What is expected: Return the material exactly as supplied, apart from the pictures, which are omitted.

Data:

»»

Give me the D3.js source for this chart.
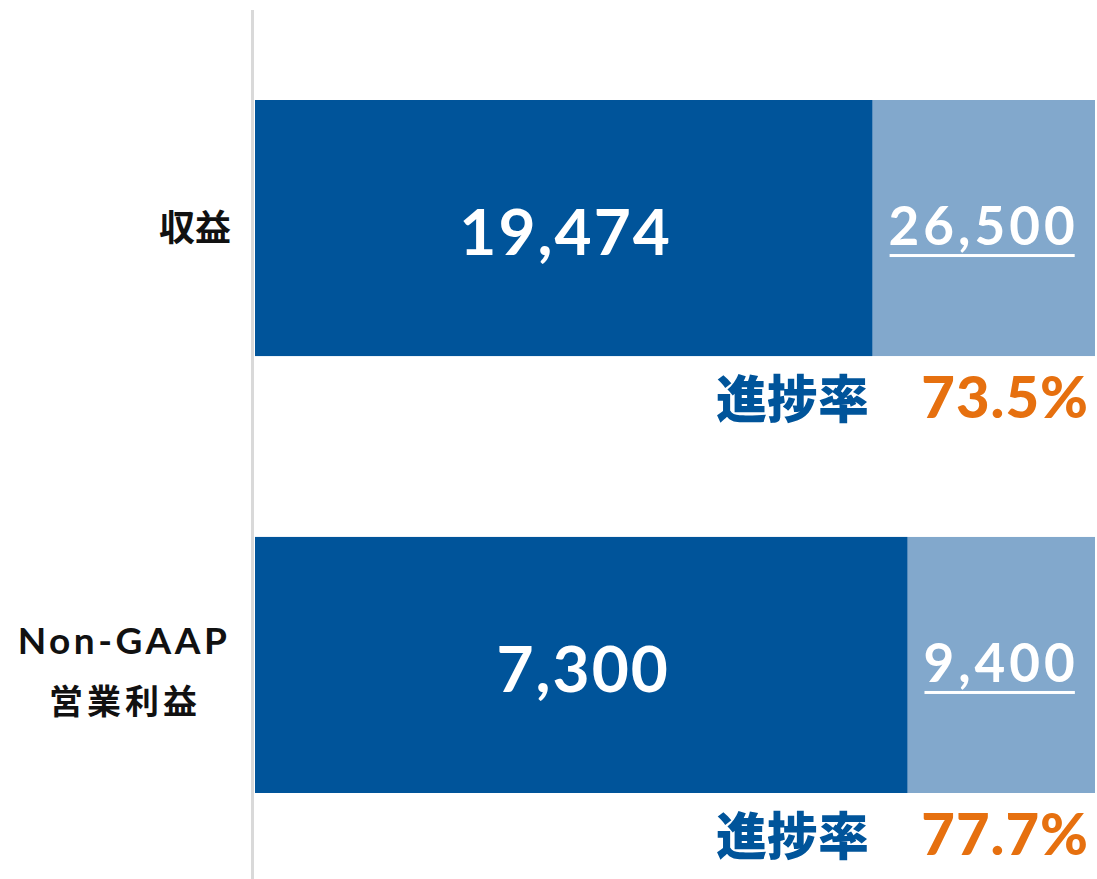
<!DOCTYPE html>
<html>
<head>
<meta charset="utf-8">
<script src="https://cdn.jsdelivr.net/npm/d3@7/dist/d3.min.js"></script>
<style>
  html, body { margin: 0; padding: 0; background: #fff; }
  svg { display: block; }
  .cat { font-family: "Noto Sans CJK JP", sans-serif; font-weight: 700; fill: #111; }
  .cat-en { font-family: Lato, "Noto Sans", sans-serif; font-weight: 700; fill: #111; }
  .num { font-family: Lato, "Noto Sans", sans-serif; font-weight: 700; fill: #fff; }
  .rate-label { font-family: "Noto Sans CJK JP", sans-serif; font-weight: 900; fill: #00549a; }
  .rate { font-family: Lato, "Noto Sans", sans-serif; font-weight: 900; fill: #e6700f; }
</style>
</head>
<body>
<svg id="chart"></svg>
<script>
// data
const categories = ["revenue", "opIncome"];
const categoryLines = [["収益"], ["Non-GAAP", "営業利益"]];
const actuals = [19474, 7300];
const targets = [26500, 9400];
const rates = [73.5, 77.7];
const rateLabel = "進捗率";

const width = 1097, height = 879;
const colors = { actual: "#00549a", target: "#82a8cc", axis: "#d9d9d9" };

const svg = d3.select("#chart")
  .attr("width", width)
  .attr("height", height);

// x = share of target, y = category band
const x = d3.scaleLinear().domain([0, 1]).range([255, 1095]);
const y = d3.scaleBand()
  .domain(categories)
  .range([100, 793])
  .paddingInner(0.414)
  .paddingOuter(0);

const fmt = d3.format(",");

// vertical axis line
svg.append("line")
  .attr("x1", 252.5).attr("x2", 252.5)
  .attr("y1", 10).attr("y2", height)
  .attr("stroke", colors.axis)
  .attr("stroke-width", 3);

const rows = svg.selectAll("g.row")
  .data(categories)
  .enter()
  .append("g")
  .attr("class", "row");

// target (full) bar
rows.append("rect")
  .attr("x", x(0))
  .attr("y", d => y(d))
  .attr("width", x(1) - x(0))
  .attr("height", y.bandwidth())
  .attr("fill", colors.target);

// actual bar
rows.append("rect")
  .attr("x", x(0))
  .attr("y", d => y(d))
  .attr("width", (d, i) => x(actuals[i] / targets[i]) - x(0))
  .attr("height", y.bandwidth())
  .attr("fill", colors.actual);

// actual value
rows.append("text")
  .attr("class", "num")
  .attr("x", (d, i) => (x(0) + x(actuals[i] / targets[i])) / 2 + 2)
  .attr("y", d => y(d) + y.bandwidth() / 2 + 27)
  .attr("text-anchor", "middle")
  .style("font-size", "64px")
  .style("letter-spacing", "2px")
  .text((d, i) => fmt(actuals[i]));

// target value, underlined
rows.each(function (d, i) {
  const g = d3.select(this);
  const cx = (x(actuals[i] / targets[i]) + x(1)) / 2;
  const t = g.append("text")
    .attr("class", "num")
    .attr("x", cx)
    .attr("y", y(d) + y.bandwidth() / 2 + 17)
    .attr("text-anchor", "middle")
    .style("font-size", "53px")
    .style("letter-spacing", "4px")
    .text(fmt(targets[i]));
  const bb = t.node().getBBox();
  g.append("rect")
    .attr("x", bb.x + 1)
    .attr("y", y(d) + y.bandwidth() / 2 + 26)
    .attr("width", bb.width - 5)
    .attr("height", 3)
    .attr("fill", "#fff");
});

// progress rate row
rows.append("text")
  .attr("class", "rate-label")
  .attr("x", 869)
  .attr("y", d => y(d) + y.bandwidth() + 62)
  .attr("text-anchor", "end")
  .style("font-size", "51px")
  .text(rateLabel);

rows.append("text")
  .attr("class", "rate")
  .attr("x", 1089)
  .attr("y", d => y(d) + y.bandwidth() + 62)
  .attr("text-anchor", "end")
  .style("font-size", "58px")
  .style("letter-spacing", "1px")
  .text((d, i) => rates[i].toFixed(1) + "%");

// category labels
rows.each(function (d, i) {
  const g = d3.select(this);
  const lines = categoryLines[i];
  const cy = y(d) + y.bandwidth() / 2;
  if (lines.length === 1) {
    g.append("text")
      .attr("class", "cat")
      .attr("x", 231)
      .attr("y", cy + 13)
      .attr("text-anchor", "end")
      .style("font-size", "36px")
      .text(lines[0]);
  } else {
    g.append("text")
      .attr("class", "cat-en")
      .attr("x", 124)
      .attr("y", cy - 11)
      .attr("text-anchor", "middle")
      .style("font-size", "37px")
      .style("letter-spacing", "3.5px")
      .text(lines[0]);
    g.append("text")
      .attr("class", "cat")
      .attr("x", 125)
      .attr("y", cy + 49)
      .attr("text-anchor", "middle")
      .style("font-size", "34px")
      .style("letter-spacing", "4px")
      .text(lines[1]);
  }
});
</script>
</body>
</html>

««

Result:
Give me the D3.js source for this chart.
<!DOCTYPE html>
<html>
<head>
<meta charset="utf-8">
<script src="https://cdn.jsdelivr.net/npm/d3@7/dist/d3.min.js"></script>
<style>
  html, body { margin: 0; padding: 0; background: #fff; }
  svg { display: block; }
  .cat { font-family: "Noto Sans CJK JP", sans-serif; font-weight: 700; fill: #111; }
  .cat-en { font-family: Lato, "Noto Sans", sans-serif; font-weight: 700; fill: #111; }
  .num { font-family: Lato, "Noto Sans", sans-serif; font-weight: 700; fill: #fff; }
  .rate-label { font-family: "Noto Sans CJK JP", sans-serif; font-weight: 900; fill: #00549a; }
  .rate { font-family: Lato, "Noto Sans", sans-serif; font-weight: 900; fill: #e6700f; }
</style>
</head>
<body>
<svg id="chart"></svg>
<script>
// data
const categories = ["revenue", "opIncome"];
const categoryLines = [["収益"], ["Non-GAAP", "営業利益"]];
const actuals = [19474, 7300];
const targets = [26500, 9400];
const rates = [73.5, 77.7];
const rateLabel = "進捗率";

const width = 1097, height = 879;
const colors = { actual: "#00549a", target: "#82a8cc", axis: "#d9d9d9" };

const svg = d3.select("#chart")
  .attr("width", width)
  .attr("height", height);

// x = share of target, y = category band
const x = d3.scaleLinear().domain([0, 1]).range([255, 1095]);
const y = d3.scaleBand()
  .domain(categories)
  .range([100, 793])
  .paddingInner(0.414)
  .paddingOuter(0);

const fmt = d3.format(",");

// vertical axis line
svg.append("line")
  .attr("x1", 252.5).attr("x2", 252.5)
  .attr("y1", 10).attr("y2", height)
  .attr("stroke", colors.axis)
  .attr("stroke-width", 3);

const rows = svg.selectAll("g.row")
  .data(categories)
  .enter()
  .append("g")
  .attr("class", "row");

// target (full) bar
rows.append("rect")
  .attr("x", x(0))
  .attr("y", d => y(d))
  .attr("width", x(1) - x(0))
  .attr("height", y.bandwidth())
  .attr("fill", colors.target);

// actual bar
rows.append("rect")
  .attr("x", x(0))
  .attr("y", d => y(d))
  .attr("width", (d, i) => x(actuals[i] / targets[i]) - x(0))
  .attr("height", y.bandwidth())
  .attr("fill", colors.actual);

// actual value
rows.append("text")
  .attr("class", "num")
  .attr("x", (d, i) => (x(0) + x(actuals[i] / targets[i])) / 2 + 2)
  .attr("y", d => y(d) + y.bandwidth() / 2 + 27)
  .attr("text-anchor", "middle")
  .style("font-size", "64px")
  .style("letter-spacing", "2px")
  .text((d, i) => fmt(actuals[i]));

// target value, underlined
rows.each(function (d, i) {
  const g = d3.select(this);
  const cx = (x(actuals[i] / targets[i]) + x(1)) / 2;
  const t = g.append("text")
    .attr("class", "num")
    .attr("x", cx)
    .attr("y", y(d) + y.bandwidth() / 2 + 17)
    .attr("text-anchor", "middle")
    .style("font-size", "53px")
    .style("letter-spacing", "4px")
    .text(fmt(targets[i]));
  const bb = t.node().getBBox();
  g.append("rect")
    .attr("x", bb.x + 1)
    .attr("y", y(d) + y.bandwidth() / 2 + 26)
    .attr("width", bb.width - 5)
    .attr("height", 3)
    .attr("fill", "#fff");
});

// progress rate row
rows.append("text")
  .attr("class", "rate-label")
  .attr("x", 869)
  .attr("y", d => y(d) + y.bandwidth() + 62)
  .attr("text-anchor", "end")
  .style("font-size", "51px")
  .text(rateLabel);

rows.append("text")
  .attr("class", "rate")
  .attr("x", 1089)
  .attr("y", d => y(d) + y.bandwidth() + 62)
  .attr("text-anchor", "end")
  .style("font-size", "58px")
  .style("letter-spacing", "1px")
  .text((d, i) => rates[i].toFixed(1) + "%");

// category labels
rows.each(function (d, i) {
  const g = d3.select(this);
  const lines = categoryLines[i];
  const cy = y(d) + y.bandwidth() / 2;
  if (lines.length === 1) {
    g.append("text")
      .attr("class", "cat")
      .attr("x", 231)
      .attr("y", cy + 13)
      .attr("text-anchor", "end")
      .style("font-size", "36px")
      .text(lines[0]);
  } else {
    g.append("text")
      .attr("class", "cat-en")
      .attr("x", 124)
      .attr("y", cy - 11)
      .attr("text-anchor", "middle")
      .style("font-size", "37px")
      .style("letter-spacing", "3.5px")
      .text(lines[0]);
    g.append("text")
      .attr("class", "cat")
      .attr("x", 125)
      .attr("y", cy + 49)
      .attr("text-anchor", "middle")
      .style("font-size", "34px")
      .style("letter-spacing", "4px")
      .text(lines[1]);
  }
});
</script>
</body>
</html>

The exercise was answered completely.